At this point the breadth of the lake is very inconsiderable; but having passed these straights a turn of the rock discovers another ample sea, whence we discerned the lofty hills of Uri on our right; and to the west a considerable portion of the refluent lake that washed the rocks of Underwalden.

On the left, beneath the inaccessible and encircling craggs of the Rigi, is situated the independent state of Gersau, where we dis

embarked.

• This Republic comprehending its regency, single, double, and triple councils, treasurer, grand sautier, secretaries, judges, ministers, officers, naval and military force, and the governed of all descriptions, contains from nine hundred to a thousand souls. Cavalry makes no part of the strength of this territory, since the lofty ramparts of rock, by which it is divided from the main land, are inaccessible to horses. It possesses, however, a numerous fleet of boats, which rode at anchor before the port, and prevented for some time the entrance of our vessel. Having on our landing sauntered to one part of the state to take a survey of its edifices, our ears were assailed by a tumultuous noise, which proceeded from the tuneful throats of a multitude assembled in the church at the other end of the republic, celebrating the praises of Saints Zeno and Bridget.

• The chief import of this republic is raw silk, which is manufactured for Basil and Zurich; its exports are principally fruit and fish, in the capture of which the fleet is employed which we saw moored in the harbour.

Gersau allied itself to the Democratic Cantons in the beginning of the fourteenth century, and adopted their form of government. The history of the wars and treaties, domestic and foreign, of this small republic, though it make no considerable figure in the history of the world, fills many a page in the records of the Lake of the four Cantons.

The earliest warlike atchievement of Gersau appears to have been directed against Lucerne.

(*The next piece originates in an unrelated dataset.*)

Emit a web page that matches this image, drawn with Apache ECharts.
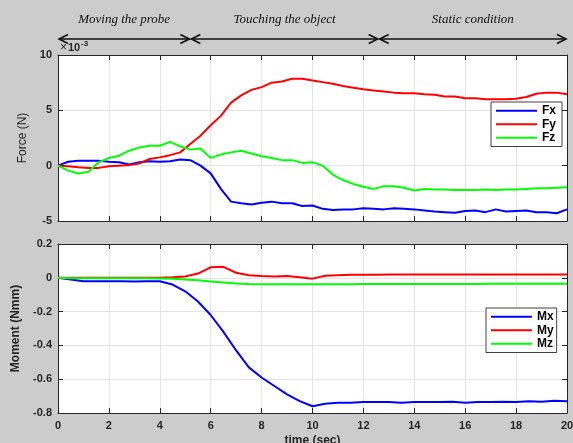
<!DOCTYPE html>
<html><head><meta charset="utf-8">
<script src="https://cdn.jsdelivr.net/npm/echarts@6/dist/echarts.min.js"></script>
<style>html,body{margin:0;padding:0;background:#cccccc}#c{width:573px;height:443px}</style>
</head><body><div id="c"></div>
<script>
// ---- data ----
const forceTime = [0,0.4,0.8,1.2,1.6,2.0,2.4,2.8,3.2,3.6,4.0,4.4,4.8,5.2,5.6,6.0,6.4,6.8,7.2,7.6,8.0,8.4,8.8,9.2,9.6,10.0,10.4,10.8,11.2,11.6,12.0,12.4,12.8,13.2,13.6,14.0,14.4,14.8,15.2,15.6,16.0,16.4,16.8,17.2,17.6,18.0,18.4,18.8,19.2,19.6,20.0];
const Fx = [0,0.35,0.45,0.45,0.45,0.35,0.3,0.1,0.3,0.4,0.35,0.4,0.55,0.5,0.0,-0.7,-2.1,-3.25,-3.4,-3.5,-3.35,-3.25,-3.4,-3.4,-3.65,-3.6,-3.9,-4.0,-3.95,-3.95,-3.85,-3.9,-3.95,-3.85,-3.9,-3.95,-4.05,-4.15,-4.2,-4.25,-4.1,-4.05,-4.2,-3.95,-4.15,-4.1,-4.05,-4.2,-4.2,-4.3,-3.95];
const Fy = [0,-0.05,-0.15,-0.2,-0.2,-0.05,0.0,0.05,0.2,0.6,0.75,0.95,1.2,1.95,2.7,3.65,4.5,5.7,6.35,6.85,7.1,7.5,7.6,7.85,7.85,7.7,7.55,7.4,7.2,7.05,6.9,6.8,6.7,6.6,6.55,6.55,6.45,6.4,6.25,6.25,6.1,6.1,6.0,6.0,6.0,6.05,6.2,6.5,6.6,6.6,6.45];
const Fz = [0,-0.45,-0.7,-0.55,0.3,0.7,0.9,1.35,1.65,1.8,1.8,2.15,1.75,1.45,1.55,0.7,1.0,1.2,1.35,1.1,0.85,0.7,0.5,0.5,0.25,0.3,0.0,-0.8,-1.3,-1.65,-1.9,-2.1,-1.85,-1.85,-2.0,-2.25,-2.1,-2.15,-2.15,-2.2,-2.2,-2.2,-2.15,-2.2,-2.15,-2.15,-2.1,-2.05,-2.05,-2.0,-1.95];

const momentTime = [0,0.5,1,1.5,2,2.5,3,3.5,4,4.5,5,5.5,6,6.5,7,7.5,8,8.5,9,9.5,10,10.5,11,11.5,12,12.5,13,13.5,14,14.5,15,15.5,16,16.5,17,17.5,18,18.5,19,19.5,20];
const Mx = [0,-0.01,-0.02,-0.02,-0.02,-0.02,-0.022,-0.02,-0.02,-0.04,-0.08,-0.14,-0.22,-0.32,-0.43,-0.53,-0.59,-0.64,-0.69,-0.73,-0.76,-0.745,-0.74,-0.74,-0.735,-0.735,-0.735,-0.74,-0.735,-0.735,-0.735,-0.733,-0.74,-0.735,-0.735,-0.733,-0.735,-0.73,-0.733,-0.728,-0.73];
const My = [0,0,0,0,0,0,0,0,0,0.003,0.008,0.025,0.062,0.065,0.03,0.015,0.01,0.008,0.01,0.003,-0.005,0.012,0.015,0.018,0.018,0.018,0.02,0.019,0.02,0.02,0.019,0.02,0.02,0.02,0.02,0.019,0.02,0.02,0.02,0.02,0.02];
const Mz = [0,-0.002,-0.002,-0.002,-0.002,-0.002,-0.002,-0.003,-0.004,-0.006,-0.01,-0.015,-0.022,-0.028,-0.034,-0.037,-0.038,-0.038,-0.038,-0.038,-0.038,-0.038,-0.038,-0.038,-0.037,-0.037,-0.037,-0.037,-0.036,-0.036,-0.036,-0.036,-0.036,-0.036,-0.035,-0.035,-0.035,-0.035,-0.035,-0.035,-0.035];

const timeTicks = [0,20,2];          // min, max, interval
const forceTicks = [-5,10,5];
const momentTicks = [-0.8,0.2,0.2];
const phaseBounds = [0,5.2,12.6,20];
const phaseLabels = ['Moving the probe','Touching the object','Static condition'];
const forceScaleBase = '10';
const forceScaleExp = '-3';

// ---- chart ----
const FONT = '"Liberation Sans", Arial, sans-serif';
const C = '#262626';
const chart = echarts.init(document.getElementById('c'));

function pairs(t, v){ return t.map((x,i)=>[x, v[i]]); }

function xAxis(grid, pos, showLabel, name){
  return {
    type:'value', gridIndex:grid, position:pos,
    min:timeTicks[0], max:timeTicks[1], interval:timeTicks[2],
    axisLine:{show:true, onZero:false, lineStyle:{color:C,width:1}},
    axisTick:{show:true, inside:true, length:5, lineStyle:{color:C}},
    axisLabel:{show:showLabel, color:C, fontFamily:FONT, fontWeight:'bold', fontSize:11, margin:7},
    splitLine:{show:pos==='bottom', lineStyle:{color:'#e3e3e3',width:1}},
    name:name||'', nameLocation:'middle', nameGap:22,
    nameTextStyle:{color:C, fontFamily:FONT, fontWeight:'bold', fontSize:12, verticalAlign:'top'}
  };
}
function yAxis(grid, pos, ticks, showLabel, name, gap, bold, fmt){
  return {
    type:'value', gridIndex:grid, position:pos,
    min:ticks[0], max:ticks[1], interval:ticks[2],
    axisLine:{show:true, onZero:false, lineStyle:{color:C,width:1}},
    axisTick:{show:true, inside:true, length:5, lineStyle:{color:C}},
    axisLabel:{show:showLabel, color:C, fontFamily:FONT, fontWeight:'bold', fontSize:11, margin:6, formatter:fmt},
    splitLine:{show:pos==='left', lineStyle:{color:'#e3e3e3',width:1}},
    name:name||'', nameLocation:'middle', nameGap:gap||0,
    nameTextStyle:{color:C, fontFamily:FONT, fontWeight:bold?'bold':'normal', fontSize:12}
  };
}
const mfmt = v => { const s = v.toFixed(1); return (s==='0.0'||s==='-0.0') ? '0' : s; };
const ffmt = v => String(Math.round(v));

function line(name, x, y, data, color){
  return {name, type:'line', xAxisIndex:x, yAxisIndex:y, data, showSymbol:false, symbol:'none',
    lineStyle:{color, width:2}, itemStyle:{color}, animation:false};
}

const legendCommon = {
  orient:'vertical', icon:'rect', itemWidth:41, itemHeight:2, itemGap:0,
  backgroundColor:'#ffffff', borderColor:'#404040', borderWidth:1, borderRadius:0,
  padding:[2,6,2,5], textStyle:{color:'#000', fontFamily:FONT, fontWeight:'bold', fontSize:12, lineHeight:13.5},
  selectedMode:false
};

chart.setOption({
  backgroundColor:'#cccccc',
  animation:false,
  grid:[
    {left:58, top:55, width:509, height:166, show:true, backgroundColor:'#ffffff', borderWidth:0, containLabel:false, outerBoundsMode:'none'},
    {left:58, top:244, width:509, height:169, show:true, backgroundColor:'#ffffff', borderWidth:0, containLabel:false, outerBoundsMode:'none'}
  ],
  xAxis:[ xAxis(0,'bottom',false), xAxis(0,'top',false), xAxis(1,'bottom',true,'time (sec)'), xAxis(1,'top',false) ],
  yAxis:[ yAxis(0,'left',forceTicks,true,'Force (N)',24,false,ffmt), yAxis(0,'right',forceTicks,false),
          yAxis(1,'left',momentTicks,true,'Moment (Nmm)',30,true,mfmt), yAxis(1,'right',momentTicks,false) ],
  legend:[
    Object.assign({}, legendCommon, {data:['Fx','Fy','Fz'], left:491, top:102}),
    Object.assign({}, legendCommon, {data:['Mx','My','Mz'], left:486, top:308, padding:[2,3,2,5]})
  ],
  series:[
    line('Fx',0,0,pairs(forceTime,Fx),'#0000ff'),
    line('Fy',0,0,pairs(forceTime,Fy),'#ff0000'),
    line('Fz',0,0,pairs(forceTime,Fz),'#00ff00'),
    line('Mx',2,2,pairs(momentTime,Mx),'#0000ff'),
    line('My',2,2,pairs(momentTime,My),'#ff0000'),
    line('Mz',2,2,pairs(momentTime,Mz),'#00ff00')
  ]
});

// annotations: phase arrows above top plot
const px = t => chart.convertToPixel({xAxisIndex:0}, t);
const arrowY = 39, textY = 20, head = 9, hh = 4.5;
const g = [];
for (let i=0;i<phaseLabels.length;i++){
  const x1 = px(phaseBounds[i]) + 1, x2 = px(phaseBounds[i+1]) - 1;
  const st = {stroke:'#111', lineWidth:1.6, fill:null};
  g.push({type:'line', shape:{x1, y1:arrowY, x2, y2:arrowY}, style:st, silent:true});
  g.push({type:'polyline', shape:{points:[[x1+head,arrowY-hh],[x1,arrowY],[x1+head,arrowY+hh]]}, style:st, silent:true});
  g.push({type:'polyline', shape:{points:[[x2-head,arrowY-hh],[x2,arrowY],[x2-head,arrowY+hh]]}, style:st, silent:true});
  g.push({type:'text', x:(x1+x2)/2, y:textY, style:{text:phaseLabels[i], fill:'#111', font:'italic 13px "Liberation Serif", "Times New Roman", serif', align:'center', verticalAlign:'middle'}, silent:true});
}
const x0 = px(0) + 2;
g.push({type:'text', x:x0, y:48, style:{text:'×', fill:C, font:'12px '+FONT, verticalAlign:'middle'}, silent:true});
g.push({type:'text', x:x0+8, y:48, style:{text:forceScaleBase, fill:C, font:'bold 11px '+FONT, verticalAlign:'middle'}, silent:true});
g.push({type:'text', x:x0+21, y:44, style:{text:forceScaleExp, fill:C, font:'bold 8px '+FONT, verticalAlign:'middle'}, silent:true});
chart.setOption({graphic:g});
</script></body></html>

Discontented with a decision given by the Canton of Zug, as arbitrator, in favour of the Lucernois, the Gersovians, like Homer's heroes, began hostilities by stealing the cattle of their neighbours of Wigis,

" When from their fury fled the trembling swains,
And theirs was all the plunder of the plains;
Fifty white flocks, full fifty herds of swine,
As many goats, as many lowing kine."

POPE'S ILIAD, Book xi.

Reprisals were made, and the contest might perhaps have been as bloody as that of the Pylian Sage with the Epian powers, had not the allied Cantons interfered, and imposed a heavy retribution on the Gersovians.